Indian banks and financial institutions have struck gold, quite literally, as the Covid-19 pandemic led to a sharp surge in the demand for gold loans. Over the 12-month period ended May 2021, the gold loan segment for scheduled commercial banks recorded the highest credit growth among all sectors at 33.8%. The gold loan outstanding with banks has risen from Rs 46,415 crore in May 2020 to Rs 62,101 crore.
As per the RBI data, the gold loan portfolio of banks swelled 81.6% year-on-year (y-o-y) to Rs 60,464 crore as on March 26, 2021, against Rs 33,303 crore as on March 27, 2020.
Although this indicates deep distress in the economy, as loans against gold jewellery are typically considered to be the last resort used by households and small businesses in times of severe cash crunch, these loans have helped individuals and small businesses tide over stressful times.
“During the pandemic, gold loans have become more important for both individuals and relieved many during the phase economy was in under pressure, leading to job losses, salary cuts, and mounting emergency health expenses”, said Vandana Bharti, AVP, Commodity Research, SMC Global.
Manappuram Finance, a leading gold loan provider at the time of releasing its FY21 results had mentioned, “We had an auction of around 1 tonne this year. Compared to normal situations, this 1-tonne auction across all of our branches is pretty high.”
The RBI too stepped up to mitigate the impact of the pandemic on households by easing some rules and increasing the LTV (Loan To Value) for loans against the pledge of gold ornaments and jewellery for non-agricultural purposes from 75% to 90% till March 31, 2021. With a higher LTV and elevated gold prices, borrowers could get more loan per gram of gold pledged.

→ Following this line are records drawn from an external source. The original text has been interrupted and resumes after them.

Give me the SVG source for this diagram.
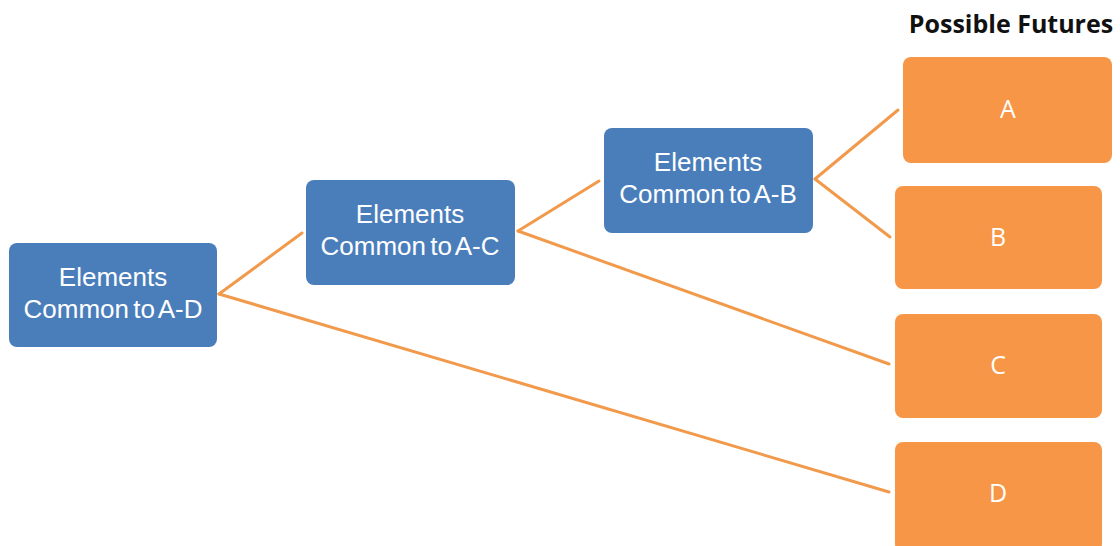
<svg xmlns="http://www.w3.org/2000/svg" width="1120" height="546" viewBox="0 0 1120 546">
<style>
.blue{fill:#4a7ebb;}
.orange{fill:#f79646;}
.lbl{font-family:"Liberation Sans","Open Sans",sans-serif;font-size:26px;fill:#ffffff;text-anchor:middle;word-spacing:-3px;}
.fut{font-family:"Open Sans","Liberation Sans",sans-serif;font-size:25px;fill:#ffffff;text-anchor:middle;}
.title{font-family:"Open Sans","Liberation Sans",sans-serif;font-size:25px;font-weight:bold;fill:#111111;text-anchor:middle;}
.conn{stroke:#f29a4c;stroke-width:3;fill:none;stroke-linecap:round;}
</style>
<rect width="1120" height="546" fill="#ffffff"/>
<g id="connectors">
<line class="conn" x1="219" y1="294" x2="302" y2="233"/>
<line class="conn" x1="219" y1="294" x2="889" y2="492"/>
<line class="conn" x1="518" y1="231" x2="599" y2="181"/>
<line class="conn" x1="518" y1="231" x2="889" y2="364"/>
<line class="conn" x1="815" y1="179" x2="898" y2="110"/>
<line class="conn" x1="815" y1="179" x2="890" y2="237"/>
</g>
<g id="title"><text class="title" x="1011" y="33">Possible Futures</text></g>
<g id="node-ad">
<rect class="blue" x="9" y="243" width="208" height="104" rx="8"/>
<text class="lbl" x="113" y="286">Elements</text>
<text class="lbl" x="113" y="318">Common to A-D</text>
</g>
<g id="node-ac">
<rect class="blue" x="306" y="180" width="209" height="105" rx="8"/>
<text class="lbl" x="410" y="223">Elements</text>
<text class="lbl" x="410" y="255">Common to A-C</text>
</g>
<g id="node-ab">
<rect class="blue" x="604" y="128" width="209" height="105" rx="8"/>
<text class="lbl" x="708" y="171">Elements</text>
<text class="lbl" x="708" y="203">Common to A-B</text>
</g>
<g id="node-a">
<rect class="orange" x="903" y="57" width="209" height="106" rx="8"/>
<text class="fut" x="1008" y="118">A</text>
</g>
<g id="node-b">
<rect class="orange" x="895" y="186" width="207" height="103" rx="8"/>
<text class="fut" x="998" y="246">B</text>
</g>
<g id="node-c">
<rect class="orange" x="895" y="314" width="207" height="104" rx="8"/>
<text class="fut" x="998" y="374">C</text>
</g>
<g id="node-d">
<rect class="orange" x="895" y="442" width="207" height="110" rx="8"/>
<text class="fut" x="998" y="502">D</text>
</g>
</svg>
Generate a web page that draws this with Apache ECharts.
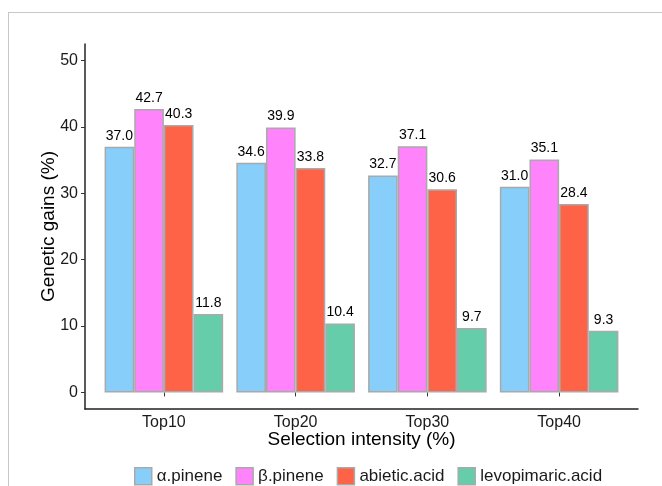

The gold loan segment has emerged as a major growth area for banks this year as it is easier to get compared to other loans. Gold loans are short-duration loans. Most lenders give gold loans for one year or two years. Gold loans can be availed from banks, NBFCs, or even jewellers.
Experts say that if the loan is for funding short-term working capital needs and to cover up for a stretched payment cycle, it is advisable to take it. In fact, experts see gold loans as a win-win for both borrowers and lenders. Given that a gold loan is fully secured, has less default risk, and zero capital charge, it is an attractive product for lenders.
“It is beneficial for clients in many ways. A gold loan can be taken on a lower interest rate as compared to the normal interest rate and with a higher LTV (loan to value) and elevated gold price, borrowers could get more loan per gram of gold pledged. On the lender side, a gold loan is fully secured, has less default risk, and zero capital charge. Universal acceptability and high liquidity is making gold loans viable and it is saving the economy in many ways”, said Bharti.
Broking houses and research firms are still positive on the growth outlook on gold loans. BofA Securities is of the opinion that the gold loan industry is set to continue its strong growth trajectory. One of the key drivers for the industry is rising penetration levels coupled with cyclical uplift in credit demand as the economy recovers.
It also expects gold loans to resume their steady growth of 12-15% per annum from Q2FY22 estimated as branches re-open post-Covid lockdown.